Problem
Leave out the pictures and copy everything else in the entries exactly.

** START OF Raw data **

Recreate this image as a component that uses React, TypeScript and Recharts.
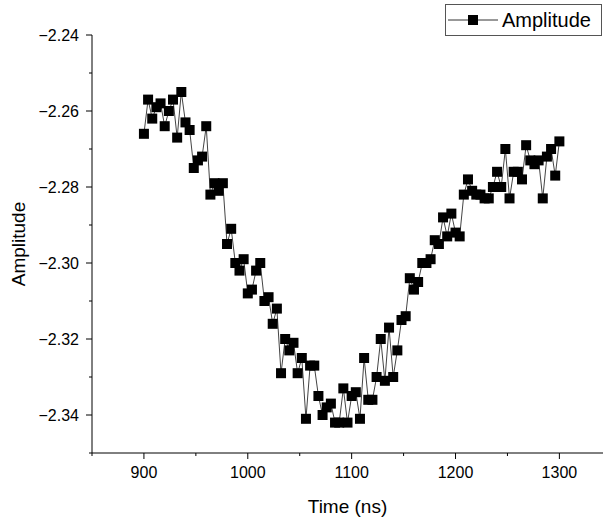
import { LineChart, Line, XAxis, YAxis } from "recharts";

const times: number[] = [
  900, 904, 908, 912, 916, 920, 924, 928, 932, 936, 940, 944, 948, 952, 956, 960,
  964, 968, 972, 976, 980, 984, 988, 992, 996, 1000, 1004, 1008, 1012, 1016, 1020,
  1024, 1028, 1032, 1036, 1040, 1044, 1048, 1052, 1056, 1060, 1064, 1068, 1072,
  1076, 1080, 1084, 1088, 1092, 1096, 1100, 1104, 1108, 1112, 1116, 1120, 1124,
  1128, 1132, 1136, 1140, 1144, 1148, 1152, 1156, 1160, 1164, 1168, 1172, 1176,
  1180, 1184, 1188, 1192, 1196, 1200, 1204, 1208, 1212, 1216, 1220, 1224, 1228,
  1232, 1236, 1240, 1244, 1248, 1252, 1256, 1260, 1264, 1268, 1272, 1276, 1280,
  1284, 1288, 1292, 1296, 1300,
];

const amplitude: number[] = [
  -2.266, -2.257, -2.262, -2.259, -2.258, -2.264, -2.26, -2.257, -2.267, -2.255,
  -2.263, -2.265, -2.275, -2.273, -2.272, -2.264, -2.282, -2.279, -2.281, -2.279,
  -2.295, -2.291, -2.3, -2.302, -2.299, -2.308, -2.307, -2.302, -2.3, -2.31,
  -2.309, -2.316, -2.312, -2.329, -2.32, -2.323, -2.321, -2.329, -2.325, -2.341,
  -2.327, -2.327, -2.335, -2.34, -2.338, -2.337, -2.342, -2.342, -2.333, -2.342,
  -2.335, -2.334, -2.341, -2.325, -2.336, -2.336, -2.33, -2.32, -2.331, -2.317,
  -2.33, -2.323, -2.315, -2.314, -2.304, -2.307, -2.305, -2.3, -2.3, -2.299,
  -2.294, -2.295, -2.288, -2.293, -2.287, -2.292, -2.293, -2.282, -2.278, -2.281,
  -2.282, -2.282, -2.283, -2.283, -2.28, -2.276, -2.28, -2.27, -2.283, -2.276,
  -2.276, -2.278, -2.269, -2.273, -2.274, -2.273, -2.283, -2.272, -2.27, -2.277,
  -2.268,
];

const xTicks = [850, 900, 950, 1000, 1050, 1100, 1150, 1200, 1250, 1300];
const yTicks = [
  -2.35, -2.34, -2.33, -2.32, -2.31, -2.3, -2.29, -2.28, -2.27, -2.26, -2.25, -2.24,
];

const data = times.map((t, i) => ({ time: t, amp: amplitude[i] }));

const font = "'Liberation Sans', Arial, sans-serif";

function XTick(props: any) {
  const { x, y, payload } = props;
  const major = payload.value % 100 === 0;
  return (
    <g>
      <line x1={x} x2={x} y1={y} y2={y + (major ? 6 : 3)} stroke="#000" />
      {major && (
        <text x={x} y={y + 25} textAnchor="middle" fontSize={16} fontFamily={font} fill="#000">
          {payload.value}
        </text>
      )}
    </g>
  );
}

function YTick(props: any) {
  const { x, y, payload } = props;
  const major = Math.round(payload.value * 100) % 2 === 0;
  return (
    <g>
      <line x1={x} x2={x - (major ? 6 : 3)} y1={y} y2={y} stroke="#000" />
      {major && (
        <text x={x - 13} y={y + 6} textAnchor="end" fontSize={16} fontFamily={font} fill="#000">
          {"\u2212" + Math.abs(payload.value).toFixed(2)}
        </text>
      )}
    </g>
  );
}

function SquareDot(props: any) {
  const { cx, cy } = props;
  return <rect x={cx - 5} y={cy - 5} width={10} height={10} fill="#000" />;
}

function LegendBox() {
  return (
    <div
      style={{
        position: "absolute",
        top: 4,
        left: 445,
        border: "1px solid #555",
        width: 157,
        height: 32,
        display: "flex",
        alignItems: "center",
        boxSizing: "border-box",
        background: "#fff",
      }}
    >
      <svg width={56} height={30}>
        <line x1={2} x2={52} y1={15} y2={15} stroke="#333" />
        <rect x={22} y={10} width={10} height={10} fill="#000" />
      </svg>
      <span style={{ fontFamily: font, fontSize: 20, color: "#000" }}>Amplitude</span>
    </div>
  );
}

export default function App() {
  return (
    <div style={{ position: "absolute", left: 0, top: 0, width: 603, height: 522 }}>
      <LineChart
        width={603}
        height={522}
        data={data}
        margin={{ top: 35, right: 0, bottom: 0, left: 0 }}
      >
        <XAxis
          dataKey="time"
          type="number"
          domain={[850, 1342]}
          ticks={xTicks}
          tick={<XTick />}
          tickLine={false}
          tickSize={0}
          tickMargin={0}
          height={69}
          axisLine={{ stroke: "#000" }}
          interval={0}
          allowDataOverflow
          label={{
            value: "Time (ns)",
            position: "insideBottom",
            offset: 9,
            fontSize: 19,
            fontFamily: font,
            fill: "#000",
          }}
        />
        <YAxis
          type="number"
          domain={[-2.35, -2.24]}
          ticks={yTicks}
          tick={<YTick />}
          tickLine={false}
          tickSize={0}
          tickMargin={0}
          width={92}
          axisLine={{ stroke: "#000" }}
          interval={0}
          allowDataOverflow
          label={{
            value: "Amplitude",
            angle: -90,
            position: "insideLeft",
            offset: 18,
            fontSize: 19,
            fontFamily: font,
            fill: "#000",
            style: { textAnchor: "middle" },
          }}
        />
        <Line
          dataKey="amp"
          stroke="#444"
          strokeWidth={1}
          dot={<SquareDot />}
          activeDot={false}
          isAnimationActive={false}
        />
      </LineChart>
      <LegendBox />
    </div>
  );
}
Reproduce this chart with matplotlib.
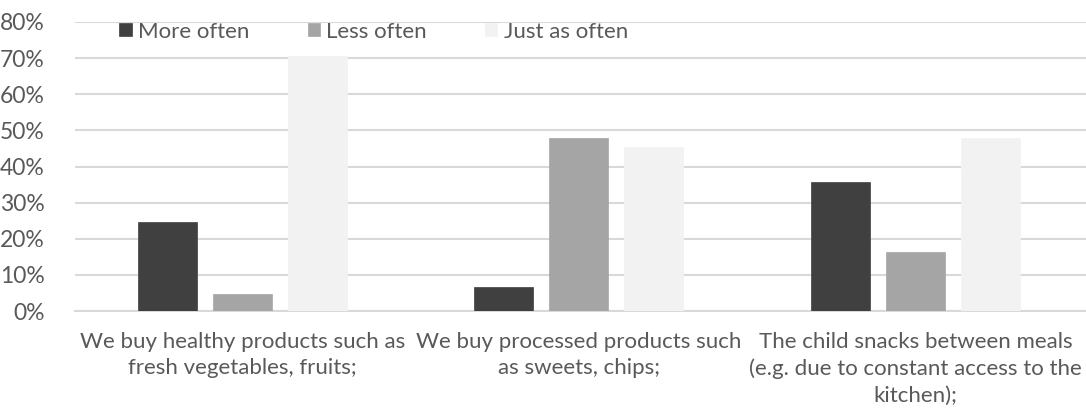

** END OF Raw data **

Completed exercise
Recreate this image as a component that uses React, TypeScript and Recharts.
import { LineChart, Line, XAxis, YAxis } from "recharts";

const times: number[] = [
  900, 904, 908, 912, 916, 920, 924, 928, 932, 936, 940, 944, 948, 952, 956, 960,
  964, 968, 972, 976, 980, 984, 988, 992, 996, 1000, 1004, 1008, 1012, 1016, 1020,
  1024, 1028, 1032, 1036, 1040, 1044, 1048, 1052, 1056, 1060, 1064, 1068, 1072,
  1076, 1080, 1084, 1088, 1092, 1096, 1100, 1104, 1108, 1112, 1116, 1120, 1124,
  1128, 1132, 1136, 1140, 1144, 1148, 1152, 1156, 1160, 1164, 1168, 1172, 1176,
  1180, 1184, 1188, 1192, 1196, 1200, 1204, 1208, 1212, 1216, 1220, 1224, 1228,
  1232, 1236, 1240, 1244, 1248, 1252, 1256, 1260, 1264, 1268, 1272, 1276, 1280,
  1284, 1288, 1292, 1296, 1300,
];

const amplitude: number[] = [
  -2.266, -2.257, -2.262, -2.259, -2.258, -2.264, -2.26, -2.257, -2.267, -2.255,
  -2.263, -2.265, -2.275, -2.273, -2.272, -2.264, -2.282, -2.279, -2.281, -2.279,
  -2.295, -2.291, -2.3, -2.302, -2.299, -2.308, -2.307, -2.302, -2.3, -2.31,
  -2.309, -2.316, -2.312, -2.329, -2.32, -2.323, -2.321, -2.329, -2.325, -2.341,
  -2.327, -2.327, -2.335, -2.34, -2.338, -2.337, -2.342, -2.342, -2.333, -2.342,
  -2.335, -2.334, -2.341, -2.325, -2.336, -2.336, -2.33, -2.32, -2.331, -2.317,
  -2.33, -2.323, -2.315, -2.314, -2.304, -2.307, -2.305, -2.3, -2.3, -2.299,
  -2.294, -2.295, -2.288, -2.293, -2.287, -2.292, -2.293, -2.282, -2.278, -2.281,
  -2.282, -2.282, -2.283, -2.283, -2.28, -2.276, -2.28, -2.27, -2.283, -2.276,
  -2.276, -2.278, -2.269, -2.273, -2.274, -2.273, -2.283, -2.272, -2.27, -2.277,
  -2.268,
];

const xTicks = [850, 900, 950, 1000, 1050, 1100, 1150, 1200, 1250, 1300];
const yTicks = [
  -2.35, -2.34, -2.33, -2.32, -2.31, -2.3, -2.29, -2.28, -2.27, -2.26, -2.25, -2.24,
];

const data = times.map((t, i) => ({ time: t, amp: amplitude[i] }));

const font = "'Liberation Sans', Arial, sans-serif";

function XTick(props: any) {
  const { x, y, payload } = props;
  const major = payload.value % 100 === 0;
  return (
    <g>
      <line x1={x} x2={x} y1={y} y2={y + (major ? 6 : 3)} stroke="#000" />
      {major && (
        <text x={x} y={y + 25} textAnchor="middle" fontSize={16} fontFamily={font} fill="#000">
          {payload.value}
        </text>
      )}
    </g>
  );
}

function YTick(props: any) {
  const { x, y, payload } = props;
  const major = Math.round(payload.value * 100) % 2 === 0;
  return (
    <g>
      <line x1={x} x2={x - (major ? 6 : 3)} y1={y} y2={y} stroke="#000" />
      {major && (
        <text x={x - 13} y={y + 6} textAnchor="end" fontSize={16} fontFamily={font} fill="#000">
          {"\u2212" + Math.abs(payload.value).toFixed(2)}
        </text>
      )}
    </g>
  );
}

function SquareDot(props: any) {
  const { cx, cy } = props;
  return <rect x={cx - 5} y={cy - 5} width={10} height={10} fill="#000" />;
}

function LegendBox() {
  return (
    <div
      style={{
        position: "absolute",
        top: 4,
        left: 445,
        border: "1px solid #555",
        width: 157,
        height: 32,
        display: "flex",
        alignItems: "center",
        boxSizing: "border-box",
        background: "#fff",
      }}
    >
      <svg width={56} height={30}>
        <line x1={2} x2={52} y1={15} y2={15} stroke="#333" />
        <rect x={22} y={10} width={10} height={10} fill="#000" />
      </svg>
      <span style={{ fontFamily: font, fontSize: 20, color: "#000" }}>Amplitude</span>
    </div>
  );
}

export default function App() {
  return (
    <div style={{ position: "absolute", left: 0, top: 0, width: 603, height: 522 }}>
      <LineChart
        width={603}
        height={522}
        data={data}
        margin={{ top: 35, right: 0, bottom: 0, left: 0 }}
      >
        <XAxis
          dataKey="time"
          type="number"
          domain={[850, 1342]}
          ticks={xTicks}
          tick={<XTick />}
          tickLine={false}
          tickSize={0}
          tickMargin={0}
          height={69}
          axisLine={{ stroke: "#000" }}
          interval={0}
          allowDataOverflow
          label={{
            value: "Time (ns)",
            position: "insideBottom",
            offset: 9,
            fontSize: 19,
            fontFamily: font,
            fill: "#000",
          }}
        />
        <YAxis
          type="number"
          domain={[-2.35, -2.24]}
          ticks={yTicks}
          tick={<YTick />}
          tickLine={false}
          tickSize={0}
          tickMargin={0}
          width={92}
          axisLine={{ stroke: "#000" }}
          interval={0}
          allowDataOverflow
          label={{
            value: "Amplitude",
            angle: -90,
            position: "insideLeft",
            offset: 18,
            fontSize: 19,
            fontFamily: font,
            fill: "#000",
            style: { textAnchor: "middle" },
          }}
        />
        <Line
          dataKey="amp"
          stroke="#444"
          strokeWidth={1}
          dot={<SquareDot />}
          activeDot={false}
          isAnimationActive={false}
        />
      </LineChart>
      <LegendBox />
    </div>
  );
}
Reproduce this chart with matplotlib.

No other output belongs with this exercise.